--- begin Supplied data ---
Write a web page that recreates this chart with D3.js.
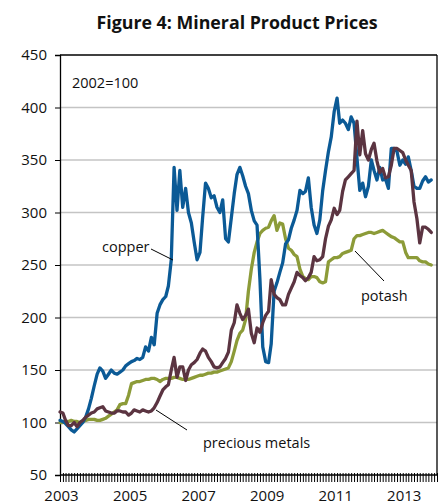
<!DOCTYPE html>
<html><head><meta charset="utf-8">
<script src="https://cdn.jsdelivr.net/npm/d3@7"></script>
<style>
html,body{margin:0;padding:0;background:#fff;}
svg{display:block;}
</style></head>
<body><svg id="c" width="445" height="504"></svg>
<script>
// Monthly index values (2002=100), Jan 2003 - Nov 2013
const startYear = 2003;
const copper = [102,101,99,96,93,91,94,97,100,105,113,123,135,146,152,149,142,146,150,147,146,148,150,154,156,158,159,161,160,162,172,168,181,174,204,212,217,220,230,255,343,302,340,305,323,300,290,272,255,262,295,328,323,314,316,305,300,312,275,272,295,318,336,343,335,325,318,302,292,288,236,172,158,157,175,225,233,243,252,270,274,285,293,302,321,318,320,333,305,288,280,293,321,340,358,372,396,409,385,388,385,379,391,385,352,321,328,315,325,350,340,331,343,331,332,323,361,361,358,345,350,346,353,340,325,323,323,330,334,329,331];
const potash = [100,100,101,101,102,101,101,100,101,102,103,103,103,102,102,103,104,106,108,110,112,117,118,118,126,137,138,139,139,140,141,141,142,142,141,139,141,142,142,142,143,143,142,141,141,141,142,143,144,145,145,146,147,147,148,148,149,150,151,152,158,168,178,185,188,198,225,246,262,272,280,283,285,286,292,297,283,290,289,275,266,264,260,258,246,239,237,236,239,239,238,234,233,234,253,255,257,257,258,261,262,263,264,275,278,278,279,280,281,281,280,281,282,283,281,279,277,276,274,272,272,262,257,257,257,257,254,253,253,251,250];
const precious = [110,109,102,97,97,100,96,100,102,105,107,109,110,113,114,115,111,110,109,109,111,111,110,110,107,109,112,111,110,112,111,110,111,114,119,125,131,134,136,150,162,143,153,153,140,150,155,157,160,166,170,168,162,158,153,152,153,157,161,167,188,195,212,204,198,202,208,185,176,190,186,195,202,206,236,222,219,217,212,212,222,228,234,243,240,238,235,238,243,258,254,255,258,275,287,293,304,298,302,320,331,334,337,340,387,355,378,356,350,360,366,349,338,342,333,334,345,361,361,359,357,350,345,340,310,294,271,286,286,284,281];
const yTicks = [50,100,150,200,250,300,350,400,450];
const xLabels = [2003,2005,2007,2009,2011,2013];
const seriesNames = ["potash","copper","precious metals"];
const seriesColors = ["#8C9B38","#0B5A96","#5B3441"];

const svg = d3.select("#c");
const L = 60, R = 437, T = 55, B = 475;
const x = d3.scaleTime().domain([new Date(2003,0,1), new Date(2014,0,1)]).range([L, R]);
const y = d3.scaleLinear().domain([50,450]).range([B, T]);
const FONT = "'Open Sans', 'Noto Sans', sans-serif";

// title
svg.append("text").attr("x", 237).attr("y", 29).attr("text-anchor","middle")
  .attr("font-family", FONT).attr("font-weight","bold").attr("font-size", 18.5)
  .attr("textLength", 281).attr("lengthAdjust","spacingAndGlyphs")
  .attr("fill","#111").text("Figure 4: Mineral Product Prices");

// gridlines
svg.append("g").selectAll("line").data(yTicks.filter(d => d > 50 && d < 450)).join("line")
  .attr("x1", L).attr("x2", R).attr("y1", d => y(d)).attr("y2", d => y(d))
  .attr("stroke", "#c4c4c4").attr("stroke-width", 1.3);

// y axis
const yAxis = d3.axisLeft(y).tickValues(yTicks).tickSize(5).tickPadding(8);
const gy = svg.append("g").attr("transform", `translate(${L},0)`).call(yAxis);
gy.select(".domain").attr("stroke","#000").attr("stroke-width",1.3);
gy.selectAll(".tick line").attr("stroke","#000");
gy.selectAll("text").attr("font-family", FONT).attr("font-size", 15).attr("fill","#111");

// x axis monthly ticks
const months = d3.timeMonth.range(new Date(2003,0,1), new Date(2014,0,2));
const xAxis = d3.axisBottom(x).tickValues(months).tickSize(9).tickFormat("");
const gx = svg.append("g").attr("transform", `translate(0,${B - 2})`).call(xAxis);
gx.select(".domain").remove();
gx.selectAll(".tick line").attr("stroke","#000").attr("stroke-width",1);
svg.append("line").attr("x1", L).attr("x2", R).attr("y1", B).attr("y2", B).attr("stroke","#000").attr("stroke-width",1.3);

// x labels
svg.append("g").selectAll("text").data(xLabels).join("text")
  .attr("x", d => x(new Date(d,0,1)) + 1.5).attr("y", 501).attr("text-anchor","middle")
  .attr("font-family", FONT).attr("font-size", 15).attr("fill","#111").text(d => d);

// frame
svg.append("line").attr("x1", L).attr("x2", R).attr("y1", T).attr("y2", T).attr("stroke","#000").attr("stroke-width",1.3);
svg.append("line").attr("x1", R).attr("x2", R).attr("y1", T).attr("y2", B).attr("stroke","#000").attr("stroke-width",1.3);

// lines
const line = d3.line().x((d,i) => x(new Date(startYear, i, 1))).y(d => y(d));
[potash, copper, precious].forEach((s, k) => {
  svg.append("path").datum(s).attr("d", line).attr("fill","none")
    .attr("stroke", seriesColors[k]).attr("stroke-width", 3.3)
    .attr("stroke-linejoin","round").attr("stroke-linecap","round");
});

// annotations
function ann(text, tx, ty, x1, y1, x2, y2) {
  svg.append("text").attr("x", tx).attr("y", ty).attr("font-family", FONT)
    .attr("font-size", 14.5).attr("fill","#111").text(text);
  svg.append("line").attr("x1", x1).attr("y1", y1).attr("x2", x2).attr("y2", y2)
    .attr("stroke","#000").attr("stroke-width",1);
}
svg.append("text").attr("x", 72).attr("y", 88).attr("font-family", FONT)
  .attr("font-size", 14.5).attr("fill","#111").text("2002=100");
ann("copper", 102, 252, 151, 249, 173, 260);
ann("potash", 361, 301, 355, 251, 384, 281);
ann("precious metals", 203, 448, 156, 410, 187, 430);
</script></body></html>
--- end Supplied data ---
Do this: Write out the listing above exactly as it stands, pictures excluded.

Response to the task:
Write a web page that recreates this chart with D3.js.
<!DOCTYPE html>
<html><head><meta charset="utf-8">
<script src="https://cdn.jsdelivr.net/npm/d3@7"></script>
<style>
html,body{margin:0;padding:0;background:#fff;}
svg{display:block;}
</style></head>
<body><svg id="c" width="445" height="504"></svg>
<script>
// Monthly index values (2002=100), Jan 2003 - Nov 2013
const startYear = 2003;
const copper = [102,101,99,96,93,91,94,97,100,105,113,123,135,146,152,149,142,146,150,147,146,148,150,154,156,158,159,161,160,162,172,168,181,174,204,212,217,220,230,255,343,302,340,305,323,300,290,272,255,262,295,328,323,314,316,305,300,312,275,272,295,318,336,343,335,325,318,302,292,288,236,172,158,157,175,225,233,243,252,270,274,285,293,302,321,318,320,333,305,288,280,293,321,340,358,372,396,409,385,388,385,379,391,385,352,321,328,315,325,350,340,331,343,331,332,323,361,361,358,345,350,346,353,340,325,323,323,330,334,329,331];
const potash = [100,100,101,101,102,101,101,100,101,102,103,103,103,102,102,103,104,106,108,110,112,117,118,118,126,137,138,139,139,140,141,141,142,142,141,139,141,142,142,142,143,143,142,141,141,141,142,143,144,145,145,146,147,147,148,148,149,150,151,152,158,168,178,185,188,198,225,246,262,272,280,283,285,286,292,297,283,290,289,275,266,264,260,258,246,239,237,236,239,239,238,234,233,234,253,255,257,257,258,261,262,263,264,275,278,278,279,280,281,281,280,281,282,283,281,279,277,276,274,272,272,262,257,257,257,257,254,253,253,251,250];
const precious = [110,109,102,97,97,100,96,100,102,105,107,109,110,113,114,115,111,110,109,109,111,111,110,110,107,109,112,111,110,112,111,110,111,114,119,125,131,134,136,150,162,143,153,153,140,150,155,157,160,166,170,168,162,158,153,152,153,157,161,167,188,195,212,204,198,202,208,185,176,190,186,195,202,206,236,222,219,217,212,212,222,228,234,243,240,238,235,238,243,258,254,255,258,275,287,293,304,298,302,320,331,334,337,340,387,355,378,356,350,360,366,349,338,342,333,334,345,361,361,359,357,350,345,340,310,294,271,286,286,284,281];
const yTicks = [50,100,150,200,250,300,350,400,450];
const xLabels = [2003,2005,2007,2009,2011,2013];
const seriesNames = ["potash","copper","precious metals"];
const seriesColors = ["#8C9B38","#0B5A96","#5B3441"];

const svg = d3.select("#c");
const L = 60, R = 437, T = 55, B = 475;
const x = d3.scaleTime().domain([new Date(2003,0,1), new Date(2014,0,1)]).range([L, R]);
const y = d3.scaleLinear().domain([50,450]).range([B, T]);
const FONT = "'Open Sans', 'Noto Sans', sans-serif";

// title
svg.append("text").attr("x", 237).attr("y", 29).attr("text-anchor","middle")
  .attr("font-family", FONT).attr("font-weight","bold").attr("font-size", 18.5)
  .attr("textLength", 281).attr("lengthAdjust","spacingAndGlyphs")
  .attr("fill","#111").text("Figure 4: Mineral Product Prices");

// gridlines
svg.append("g").selectAll("line").data(yTicks.filter(d => d > 50 && d < 450)).join("line")
  .attr("x1", L).attr("x2", R).attr("y1", d => y(d)).attr("y2", d => y(d))
  .attr("stroke", "#c4c4c4").attr("stroke-width", 1.3);

// y axis
const yAxis = d3.axisLeft(y).tickValues(yTicks).tickSize(5).tickPadding(8);
const gy = svg.append("g").attr("transform", `translate(${L},0)`).call(yAxis);
gy.select(".domain").attr("stroke","#000").attr("stroke-width",1.3);
gy.selectAll(".tick line").attr("stroke","#000");
gy.selectAll("text").attr("font-family", FONT).attr("font-size", 15).attr("fill","#111");

// x axis monthly ticks
const months = d3.timeMonth.range(new Date(2003,0,1), new Date(2014,0,2));
const xAxis = d3.axisBottom(x).tickValues(months).tickSize(9).tickFormat("");
const gx = svg.append("g").attr("transform", `translate(0,${B - 2})`).call(xAxis);
gx.select(".domain").remove();
gx.selectAll(".tick line").attr("stroke","#000").attr("stroke-width",1);
svg.append("line").attr("x1", L).attr("x2", R).attr("y1", B).attr("y2", B).attr("stroke","#000").attr("stroke-width",1.3);

// x labels
svg.append("g").selectAll("text").data(xLabels).join("text")
  .attr("x", d => x(new Date(d,0,1)) + 1.5).attr("y", 501).attr("text-anchor","middle")
  .attr("font-family", FONT).attr("font-size", 15).attr("fill","#111").text(d => d);

// frame
svg.append("line").attr("x1", L).attr("x2", R).attr("y1", T).attr("y2", T).attr("stroke","#000").attr("stroke-width",1.3);
svg.append("line").attr("x1", R).attr("x2", R).attr("y1", T).attr("y2", B).attr("stroke","#000").attr("stroke-width",1.3);

// lines
const line = d3.line().x((d,i) => x(new Date(startYear, i, 1))).y(d => y(d));
[potash, copper, precious].forEach((s, k) => {
  svg.append("path").datum(s).attr("d", line).attr("fill","none")
    .attr("stroke", seriesColors[k]).attr("stroke-width", 3.3)
    .attr("stroke-linejoin","round").attr("stroke-linecap","round");
});

// annotations
function ann(text, tx, ty, x1, y1, x2, y2) {
  svg.append("text").attr("x", tx).attr("y", ty).attr("font-family", FONT)
    .attr("font-size", 14.5).attr("fill","#111").text(text);
  svg.append("line").attr("x1", x1).attr("y1", y1).attr("x2", x2).attr("y2", y2)
    .attr("stroke","#000").attr("stroke-width",1);
}
svg.append("text").attr("x", 72).attr("y", 88).attr("font-family", FONT)
  .attr("font-size", 14.5).attr("fill","#111").text("2002=100");
ann("copper", 102, 252, 151, 249, 173, 260);
ann("potash", 361, 301, 355, 251, 384, 281);
ann("precious metals", 203, 448, 156, 410, 187, 430);
</script></body></html>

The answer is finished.